Wednesday, September 26, 2012

Two Society Photos...


I think of myself as a sort of an amused amateur taxonomist of class, as I am of biology. You don't have to be a snob to be interested in class; despite Americans' common nervousness about the subject, it exists, like evolution, whether you deny it or not. Someone who stands a little outside the lines, as Geoffrey Household observed in his suspense novel Watcher in the Shadows back in (I think-- the computer is not in the library) 1961 may be able to get the most fun out of it...

Instance: while digging through my Bakewell material in anticipation of the imminent visit of his biographer, I came upon the following portrait of the old adventure priest by the studio ("House") of Bachrach, THE photographer of the old families of America and other worthies. Given its age it may well be by Fabian himself.

No shock-- the Bakewells were "rahther grahnd" in the words of Betsy's old friend Joanie van Ness. His great aunt several times removed was Lucy, Audubon's wife. He first went shooting as a child in a mule drawn wagon, with servants, on an estate in Missouri where he was born, and kept the Social Register beside his Alpine Journals, breviary, and Colt Officer's model.

What amuses me is that a second Bachrach hangs on my wall: a childhood photo of Betsy Huntington taken around 1940; that is, also back when the studio was not general knowledge (now it has a Wiki).

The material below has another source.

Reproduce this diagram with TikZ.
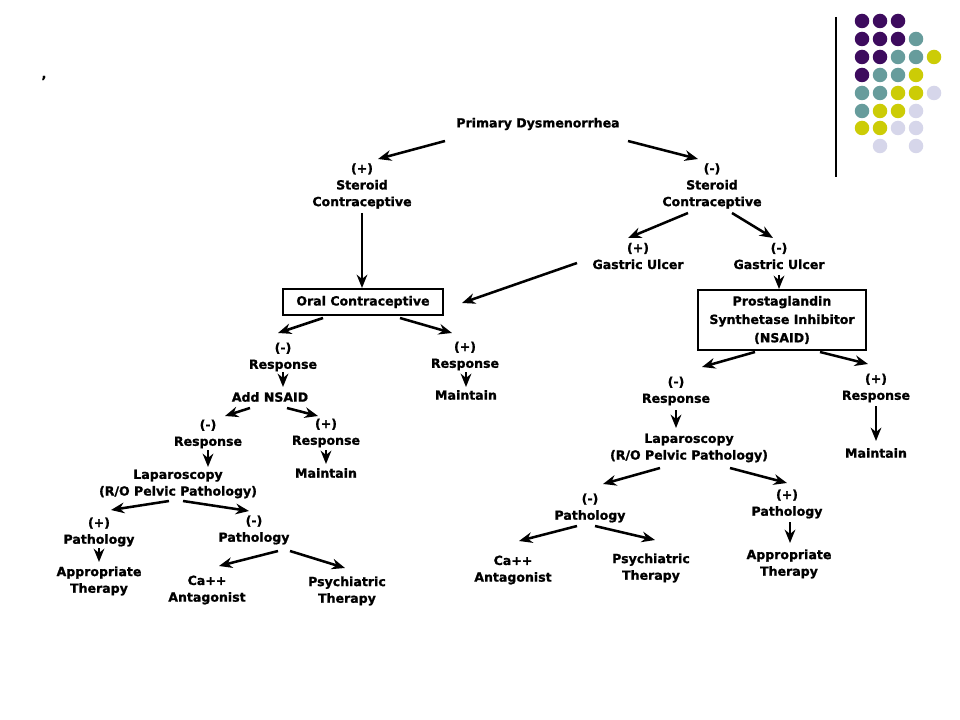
\documentclass[tikz,border=0pt]{standalone}
\usepackage{fontspec}
\setmainfont{DejaVu Sans}[BoldFeatures={FakeBold=1.2}]
\usetikzlibrary{calc,arrows.meta}
\definecolor{dpurple}{HTML}{3D0B5E}
\definecolor{dteal}{HTML}{679C9C}
\definecolor{dyellow}{HTML}{CCCC06}
\definecolor{dlav}{HTML}{D6D6EA}
\begin{document}
\begin{tikzpicture}[x=0.75pt,y=-0.75pt,
  lbl/.style={font=\bfseries\fontsize{9.4}{12.5}\selectfont,align=center,inner sep=0pt},
  boxed/.style={lbl,draw,line width=1.5pt},
  arr/.style={-{Stealth[length=10pt,width=8pt]},line width=1.9pt},
  dot/.style={circle,inner sep=0pt,minimum size=14.5*0.75pt}]
\useasboundingbox (0,0) rectangle (960,720);
\fill[white] (0,0) rectangle (960,720);
% decoration
\draw[line width=0.8pt] (836,17) -- (836,177);
\foreach \c/\x/\y in {dpurple/862/21,dpurple/880/21,dpurple/898/21,
  dpurple/862/39,dpurple/880/39,dpurple/898/39,dteal/916/39,
  dpurple/862/57,dpurple/880/57,dteal/898/57,dteal/916/57,dyellow/934/57,
  dpurple/862/75,dteal/880/75,dteal/898/75,dyellow/916/75,
  dteal/862/93,dteal/880/93,dyellow/898/93,dyellow/916/93,dlav/934/93,
  dteal/862/111,dyellow/880/111,dyellow/898/111,dlav/916/111,
  dyellow/862/128,dyellow/880/128,dlav/898/128,dlav/916/128,
  dlav/880/146,dlav/916/146}
  \node[dot,fill=\c] at (\x,\y) {};
\node[lbl] (comma) at (44,78) {,};
% nodes
\node[lbl] (pd) at (538,124) {Primary Dysmenorrhea};
\node[lbl] (lsc) at (362,186) {(+)\\Steroid\\Contraceptive};
\node[lbl] (rsc) at (712,186) {(-)\\Steroid\\Contraceptive};
\node[lbl] (pgu) at (638,256) {(+)\\Gastric Ulcer};
\node[lbl] (ngu) at (779,256) {(-)\\Gastric Ulcer};
\node[boxed,minimum width=160*0.75pt,minimum height=26*0.75pt] (oc) at (363,302) {Oral Contraceptive};
\node[boxed,minimum width=168*0.75pt,minimum height=60*0.75pt,font=\bfseries\fontsize{9.4}{13.8}\selectfont] (nsaid) at (782,320) {Prostaglandin\\Synthetase Inhibitor\\(NSAID)};
\node[lbl] (lnr) at (283,357) {(-)\\Response};
\node[lbl] (lpr) at (465,356) {(+)\\Response};
\node[lbl] (lmaint) at (466,395) {Maintain};
\node[lbl] (addn) at (270,397) {Add NSAID};
\node[lbl] (lnr2) at (208,434) {(-)\\Response};
\node[lbl] (lpr2) at (326,433) {(+)\\Response};
\node[lbl] (lmaint2) at (326,473) {Maintain};
\node[lbl] (llap) at (178,484) {Laparoscopy\\(R/O Pelvic Pathology)};
\node[lbl] (lpp) at (99,532) {(+)\\Pathology};
\node[lbl] (lat) at (99,581) {Appropriate\\Therapy};
\node[lbl] (lnp) at (254,530) {(-)\\Pathology};
\node[lbl] (lca) at (207,590) {Ca++\\Antagonist};
\node[lbl] (lpsy) at (347,591) {Psychiatric\\Therapy};
\node[lbl] (rnr) at (676,391) {(-)\\Response};
\node[lbl] (rlap) at (689,448) {Laparoscopy\\(R/O Pelvic Pathology)};
\node[lbl] (rpr) at (876,388) {(+)\\Response};
\node[lbl] (rmaint) at (876,453) {Maintain};
\node[lbl] (rnp) at (590,508) {(-)\\Pathology};
\node[lbl] (rpp) at (787,504) {(+)\\Pathology};
\node[lbl] (rat) at (789,564) {Appropriate\\Therapy};
\node[lbl] (rca) at (513,570) {Ca++\\Antagonist};
\node[lbl] (rpsy) at (651,568) {Psychiatric\\Therapy};
% arrows
\draw[arr] ($(pd)+(-93,17)$) -- ($(lsc)+(16,-27)$);
\draw[arr] ($(pd)+(90,17)$) -- ($(rsc)+(-14,-27)$);
\draw[arr] ($(lsc)+(0,27)$) -- ($(oc.north)+(-1,0)$);
\draw[arr] ($(rsc)+(-24,27)$) -- ($(pgu)+(-10,-18)$);
\draw[arr] ($(rsc)+(20,27)$) -- ($(ngu)+(-6,-18)$);
\draw[arr] ($(pgu)+(-61,7)$) -- ($(oc.east)+(18,1)$);
\draw[arr] ($(ngu)+(0,19)$) -- ($(nsaid.north)+(-3,0)$);
\draw[arr] ($(oc)+(-40,16)$) -- ($(lnr)+(-5,-24)$);
\draw[arr] ($(oc)+(37,16)$) -- ($(lpr)+(-13,-23)$);
\draw[arr] ($(lnr)+(0,15)$) -- ($(addn)+(13,-10)$);
\draw[arr] ($(lpr)+(1,16)$) -- ($(lmaint)+(0,-8)$);
\draw[arr] ($(addn)+(-20,11)$) -- ($(lnr2)+(17,-18)$);
\draw[arr] ($(addn)+(17,11)$) -- ($(lpr2)+(-8,-17)$);
\draw[arr] ($(lnr2)+(0,16)$) -- ($(llap)+(30,-17)$);
\draw[arr] ($(lpr2)+(0,17)$) -- ($(lmaint2)+(0,-9)$);
\draw[arr] ($(llap)+(-9,17)$) -- ($(lpp)+(12,-22)$);
\draw[arr] ($(llap)+(5,17)$) -- ($(lnp)+(-5,-19)$);
\draw[arr] ($(lpp)+(0,16)$) -- ($(lat)+(0,-19)$);
\draw[arr] ($(lnp)+(24,21)$) -- ($(lca)+(12,-24)$);
\draw[arr] ($(lnp)+(36,21)$) -- ($(lpsy)+(-2,-23)$);
\draw[arr] ($(nsaid)+(-27,32)$) -- ($(rnr)+(26,-24)$);
\draw[arr] ($(nsaid)+(38,32)$) -- ($(rpr)+(-8,-24)$);
\draw[arr] ($(rnr)+(0,19)$) -- ($(rlap)+(-13,-20)$);
\draw[arr] ($(rpr)+(0,18)$) -- ($(rmaint)+(0,-12)$);
\draw[arr] ($(rlap)+(-29,20)$) -- ($(rnp)+(13,-24)$);
\draw[arr] ($(rlap)+(41,20)$) -- ($(rpp)+(0,-21)$);
\draw[arr] ($(rpp)+(3,18)$) -- ($(rat)+(1,-21)$);
\draw[arr] ($(rnp)+(-13,18)$) -- ($(rca)+(6,-29)$);
\draw[arr] ($(rnp)+(5,18)$) -- ($(rpsy)+(4,-28)$);
\end{tikzpicture}
\end{document}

Betsy was a Huntington and a Trumbull, born in China, raised by ancient parents (or their surrogates-- "Mother wrote a poem about me at four, then sent me away and I didn't see her again til I was eight"-- only a slight exaggeration).

One grandfather was a colonel in the Marines and kept fighting cocks and blood horses, but her father the bishop was rather left- wing and bohemian despite his office; Bets herself blew a shocking inheritance to smithereens in two years, and was kicked out of her "good" college for general rowdiness. She then put herself through BU Journalism school, and worked hard all her life, never having much in the way of financial security. The only snobberies she had were almost comical, against the smug; she called Boston Brahmins "that Puritan commercial money", and once said that her ancestors were "Connecticut Valley farmers, soldiers, and Anglican divines, who all said 'ain't' and told their dogs to 'charge' * until after the Second World War."

I see her sitting on a fence rail with John Davila at the Datil Rodeo back in 84, critiquing equine confirmation, while John's then- wife Becky nudges me and says: "Two horseback aristocrats, a redneck Spanish rodeo cowboy and a Lady from New England, half smashed and talking horses-- and they don't have a pot to piss in between them!"

I'm not sure she had much more in common with Andy Bakewell, but they both did have their Bachrachs, and old farms somewhere in their pasts.

* "Charge" = "Down charge" = "Lie DOWN while I re- CHARGE my muzzle loader."

1 comment:

Old Gunkie in Wyoming said...

I just got around to reading this post Steve. Beautifully rendered observations on the subtle nature and effects of class in America. Mannerisims and attitutes inherited from high class ancestors seem to be a kind of regressive trait - though you can often observe the residual effects generations later.